Es la primera persona a la que oímos expresarse así. Nos ofrece una cama “siempre que estéis casados”.
Fotos de calles, casas, viejos, niños que salen sin mocos porque su madre se los limpia “para que queden bien en la foto”.


Somos observadores, meros turistas que curioseamos en medio del atraso de estos pueblos.

Casar de Palomero. En la plaza hay un estanco donde dan comidas. Todo muy cuco. Sonrisas hipócritas y conversación insulsa con la dueña. Palo a la hora de pagar. Como si estuviéramos en el centro de Madrid. Gente ricachona de un pueblo humilde que quiere engañar a los forasteros, así que hicimos lo que pudimos: llevarnos una pastilla de jabón, un cepillo del pelo y un almirez (cuando regresamos a Madrid le enviamos una postal de “explicaciones”).
Mal sabor de boca al abandonar el pueblo.
Un 600 nos dejó a un kilómetro de Caminomorisco. A partir de aquí el viaje lo hacemos a pie.

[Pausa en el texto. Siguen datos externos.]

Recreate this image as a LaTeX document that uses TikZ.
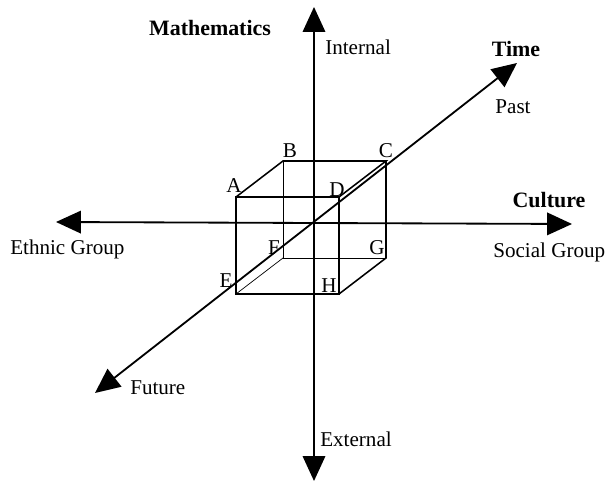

Caminomorisco. Primera impresión: deprimente. Salimos dejando al pueblo dormido, pagamos a ojo la pensión y después de cruzar Pinofranqueado, y a lo lejos La Muela llegamos a Robledo acompañando a un hombre que hacía su viaje en burro.

Robledo: Gente sencilla. Nos hablan de lo duro de la tierra y no comprenden como “dejamos lo bonito para ir a lo feo”. Gente alegre. Están con la matanza y preparando las castañas. Comemos alrededor de una hoguera en una habitación sin apenas luz, pero ¡qué comida! Cabrito cocinado en el fuego, aceitunas de la tierra y queso de cabra. La conversación gira en torno a la juventud que abandona el pueblo y a los sueldos de la gente que trabaja el campo.


Castillo: A siete kilómetros de Robledo éste es el primer caserío propiamente hurdano que visitamos. La gente parece recelar al principio, pero poco después la desconfianza ha desaparecido y ha dado lugar a una familiaridad y un ambiente que hacen que esta Nochebuena sea de las más bonitas que he vivido, en el bar del alcalde la conversación llega hasta las once de la noche, la cena unas patatas guisadas, galletas y algún trozo de turrón con el alcalde, su familia y algunos otros vecinos del pueblo.
El gobierno ha repoblado la zona con pinos cuyas raíces se comen la tierra, por esta repoblación pagan intereses todos los vecinos del pueblo, a las dos cortadas les darán el producto. El gobierno se comporta aquí como una empresa privada que quiere hacer negocio.
El alcalde es un hombre listo y preocupado por los problemas del pueblo; el cura vive en Horcajo y nunca va por Castillo; el maestro empieza las clases el lunes por la tarde y las termina el jueves, de vez en cuando lo deja y se va a tomar una copa al bar o a dar una vuelta, parece un hombre amargado, los vecinos le dan cosecha y matanza. Se vive de lo que se produce, apenas se compra.
A la mañana, después de dar una vuelta bajo un tenue sol, salimos en dirección a Erías y Aldehuela. Castillo es el caserío más bonito encontrado hasta ahora, sus calles empinadas y estrechas y sobre todo sus recovecos y cruces de callejuelas, la plaza es un pequeño rincón con árboles y el suelo de tierra y piedra, allí está el rebaño de cabras del pueblo preparado para ir monte arriba a pastar.




Aldehuela. Un ambiente inesperado. Desde la noche anterior los hombres del pueblo están de fiesta, no han dejado de beber y aún continúan. Emigrantes, legionarios, vecinos que no habían salido del pueblo más que para hacer el servicio militar, un tipo que no se lavaba desde hacía años con uñas y orejas totalmente negras y el alcalde, amarillo de borrachera. El ambiente rezumaba una alegría ficticia y un fondo de tristeza. La gente se desvivía de palabra con nosotros: cenaréis aquí, dormiréis en mi casa... pero a la hora de la verdad nadie se acordaba de lo que había dicho. Nos fuimos a dormir al porche de la escuela. Se nos cerraban los ojos cuando aún se oían el pandero y las voces de la fiesta.
Es un pueblo muy pequeño y muy pobre. El caciquismo y la explotación son visibles.




Dejamos Aldehuela a primeras horas de la mañana con la, como se verá más tarde, cándida idea de cruzar la Sierra de Gata y llegar por la tarde a El Gasco.